> **What the task asks**: Your task is to retype, word for word, the lines from the start of the data through the line holding "Chart.register(...registerables);". Do not include the pictures.
• • • • • • •
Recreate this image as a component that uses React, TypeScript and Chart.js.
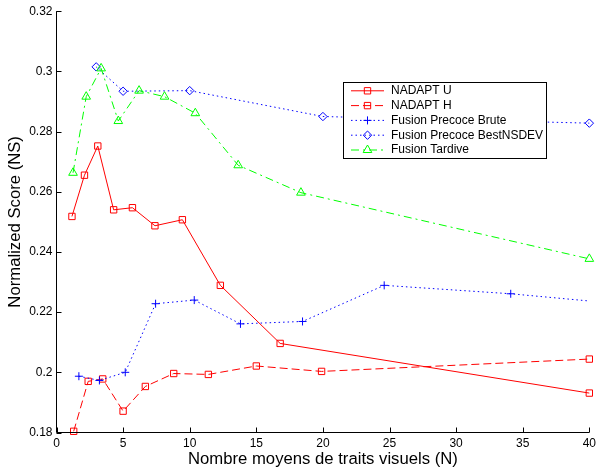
import React, { useEffect, useRef } from 'react';
import { Chart, registerables } from 'chart.js';

Chart.register(...registerables);

// ---------- data ----------
const xTicks = [0, 5, 10, 15, 20, 25, 30, 35, 40];
const yTicks = [0.18, 0.2, 0.22, 0.24, 0.26, 0.28, 0.3, 0.32];

const seriesNames = [
  'NADAPT U',
  'NADAPT H',
  'Fusion Precoce Brute',
  'Fusion Precoce BestNSDEV',
  'Fusion Tardive',
];

const nadaptUX = [1.16, 2.1, 3.1, 4.29, 5.7, 7.39, 9.45, 12.3, 16.79, 40];
const nadaptUY = [0.2518, 0.2655, 0.2752, 0.254, 0.2547, 0.2487, 0.2507, 0.2289, 0.2096, 0.1931];

const nadaptHX = [1.29, 2.38, 3.47, 5.0, 6.67, 8.8, 11.4, 15.0, 19.9, 40];
const nadaptHY = [0.1804, 0.197, 0.1978, 0.1871, 0.1953, 0.1996, 0.1993, 0.2021, 0.2003, 0.2044];

const bruteX = [1.68, 3.22, 5.16, 7.44, 10.34, 13.81, 18.47, 24.6, 34.1, 40];
const bruteY = [0.1987, 0.1973, 0.2, 0.2228, 0.224, 0.2161, 0.2169, 0.2289, 0.2261, 0.2237];

const bestX = [2.98, 5.0, 10.0, 20.0, 40.0];
const bestY = [0.3015, 0.2934, 0.2936, 0.285, 0.2828];

const tardiveX = [1.24, 2.23, 3.35, 4.64, 6.2, 8.11, 10.42, 13.64, 18.35, 40];
const tardiveY = [0.2663, 0.2916, 0.301, 0.2835, 0.2936, 0.2916, 0.2861, 0.2688, 0.2597, 0.2377];

const xTitle = 'Nombre moyens de traits visuels (N)';
const yTitle = 'Normalized Score (NS)';

// ---------- styles ----------
const FONT = "'Liberation Sans', Arial, Helvetica, sans-serif";
const RED = '#ff0000';
const BLUE = '#0000ff';
const GREEN = '#00ff00';

const seriesStyles = [
  { color: RED, dash: [] as number[], point: 'rect', r: 4.5 },
  { color: RED, dash: [8, 4], point: 'rect', r: 4.5 },
  { color: BLUE, dash: [1.5, 3], point: 'cross', r: 4 },
  { color: BLUE, dash: [1.5, 3], point: 'rectRot', r: 4.2 },
  { color: GREEN, dash: [8, 4, 2, 4], point: 'triangle', r: 5 },
];

function pts(xs: number[], ys: number[]) {
  return xs.map((x, i) => ({ x, y: ys[i] }));
}

const seriesData = [
  pts(nadaptUX, nadaptUY),
  pts(nadaptHX, nadaptHY),
  pts(bruteX, bruteY),
  pts(bestX, bestY),
  pts(tardiveX, tardiveY),
];

function drawMarker(ctx: CanvasRenderingContext2D, style: string, x: number, y: number, r: number) {
  ctx.beginPath();
  if (style === 'rect') {
    const s = Math.SQRT1_2 * r;
    ctx.rect(x - s, y - s, 2 * s, 2 * s);
  } else if (style === 'cross') {
    ctx.moveTo(x - r, y);
    ctx.lineTo(x + r, y);
    ctx.moveTo(x, y - r);
    ctx.lineTo(x, y + r);
  } else if (style === 'rectRot') {
    ctx.moveTo(x - r, y);
    ctx.lineTo(x, y - r);
    ctx.lineTo(x + r, y);
    ctx.lineTo(x, y + r);
    ctx.closePath();
  } else if (style === 'triangle') {
    let a = 0;
    ctx.moveTo(x + Math.sin(a) * r, y - Math.cos(a) * r);
    a += (2 * Math.PI) / 3;
    ctx.lineTo(x + Math.sin(a) * r, y - Math.cos(a) * r);
    a += (2 * Math.PI) / 3;
    ctx.lineTo(x + Math.sin(a) * r, y - Math.cos(a) * r);
    ctx.closePath();
  }
  ctx.stroke();
}

const matlabPlugin = {
  id: 'matlabAxes',
  afterDraw(chart: any) {
    const ctx: CanvasRenderingContext2D = chart.ctx;
    const { left, right, top, bottom } = chart.chartArea;
    const xs = chart.scales.x;
    const ys = chart.scales.y;
    ctx.save();
    ctx.strokeStyle = '#000';
    ctx.lineWidth = 1;
    ctx.setLineDash([]);
    ctx.beginPath();
    ctx.moveTo(left, top);
    ctx.lineTo(left, bottom);
    ctx.lineTo(right, bottom);
    ctx.stroke();
    ctx.beginPath();
    xTicks.forEach((v) => {
      const px = Math.round(xs.getPixelForValue(v)) + 0.5;
      ctx.moveTo(px, bottom);
      ctx.lineTo(px, bottom - 5);
    });
    yTicks.forEach((v) => {
      const py = Math.round(ys.getPixelForValue(v)) + 0.5;
      ctx.moveTo(left, py);
      ctx.lineTo(left + 5, py);
    });
    ctx.stroke();

    // legend
    const bx = 343.5, by = 82.5, bw = 203, bh = 76;
    ctx.fillStyle = '#fff';
    ctx.fillRect(bx, by, bw, bh);
    ctx.strokeStyle = '#000';
    ctx.lineWidth = 1;
    ctx.strokeRect(bx, by, bw, bh);
    ctx.font = `12px ${FONT}`;
    ctx.textBaseline = 'middle';
    ctx.textAlign = 'left';
    seriesNames.forEach((name, i) => {
      const st = seriesStyles[i];
      const y = 90.8 + i * 14.8;
      ctx.strokeStyle = st.color;
      ctx.lineWidth = 1;
      ctx.setLineDash(st.dash);
      ctx.beginPath();
      ctx.moveTo(351, y);
      ctx.lineTo(384, y);
      ctx.stroke();
      ctx.setLineDash([]);
      drawMarker(ctx, st.point, 367.5, y, st.r);
      ctx.fillStyle = '#000';
      ctx.fillText(name, 391, y);
    });
    ctx.restore();
  },
};

export default function App() {
  const ref = useRef<HTMLCanvasElement>(null);

  useEffect(() => {
    if (!ref.current) return;
    const datasets = seriesNames.map((name, i) => {
      const st = seriesStyles[i];
      const radii = seriesData[i].map((_, j) =>
        i === 2 && j === seriesData[i].length - 1 ? 0 : st.r
      );
      return {
        label: name,
        data: seriesData[i],
        borderColor: st.color,
        borderWidth: 1,
        borderDash: st.dash,
        pointStyle: st.point,
        pointRadius: radii,
        pointBorderColor: st.color,
        pointBackgroundColor: 'rgba(0,0,0,0)',
        pointBorderWidth: 1,
        fill: false,
        tension: 0,
        clip: false,
        order: 4 - i,
      };
    });

    const chart = new Chart(ref.current, {
      type: 'line',
      data: { datasets } as any,
      options: {
        responsive: false,
        animation: false,
        events: [],
        layout: { padding: { top: 8.5, right: 5.5, left: 0, bottom: 0 } },
        plugins: {
          legend: { display: false },
          tooltip: { enabled: false },
        },
        scales: {
          x: {
            type: 'linear',
            min: 0,
            max: 40,
            afterFit: (s: any) => {
              s.height = 38.5;
            },
            afterBuildTicks: (a: any) => {
              a.ticks = xTicks.map((v) => ({ value: v }));
            },
            grid: { display: false, drawTicks: false },
            border: { display: false },
            ticks: {
              padding: 4,
              color: '#000',
              font: { family: FONT, size: 12 },
              maxRotation: 0,
              autoSkip: false,
              callback: (v: any) => String(v),
            },
            title: {
              display: true,
              text: xTitle,
              color: '#000',
              font: { family: FONT, size: 16.7 },
              padding: 1.5,
            },
          },
          y: {
            type: 'linear',
            min: 0.18,
            max: 0.32,
            afterFit: (s: any) => {
              s.width = 56.5;
            },
            afterBuildTicks: (a: any) => {
              a.ticks = yTicks.map((v) => ({ value: v }));
            },
            grid: { display: false, drawTicks: false },
            border: { display: false },
            ticks: {
              padding: 4,
              color: '#000',
              font: { family: FONT, size: 12 },
              autoSkip: false,
              callback: (v: any) => String(parseFloat(Number(v).toFixed(2))),
            },
            title: {
              display: true,
              text: yTitle,
              color: '#000',
              font: { family: FONT, size: 16.7 },
              padding: 5.5,
            },
          },
        },
      } as any,
      plugins: [matlabPlugin],
    });
    return () => chart.destroy();
  }, []);

  return (
    <div style={{ position: 'absolute', left: 0, top: 0, width: 600, height: 471, background: '#fff' }}>
      <canvas ref={ref} width={600} height={471} style={{ display: 'block', width: 600, height: 471 }} />
    </div>
  );
}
• • • • • • •
> **Worked solution**:
Recreate this image as a component that uses React, TypeScript and Chart.js.
import React, { useEffect, useRef } from 'react';
import { Chart, registerables } from 'chart.js';

Chart.register(...registerables);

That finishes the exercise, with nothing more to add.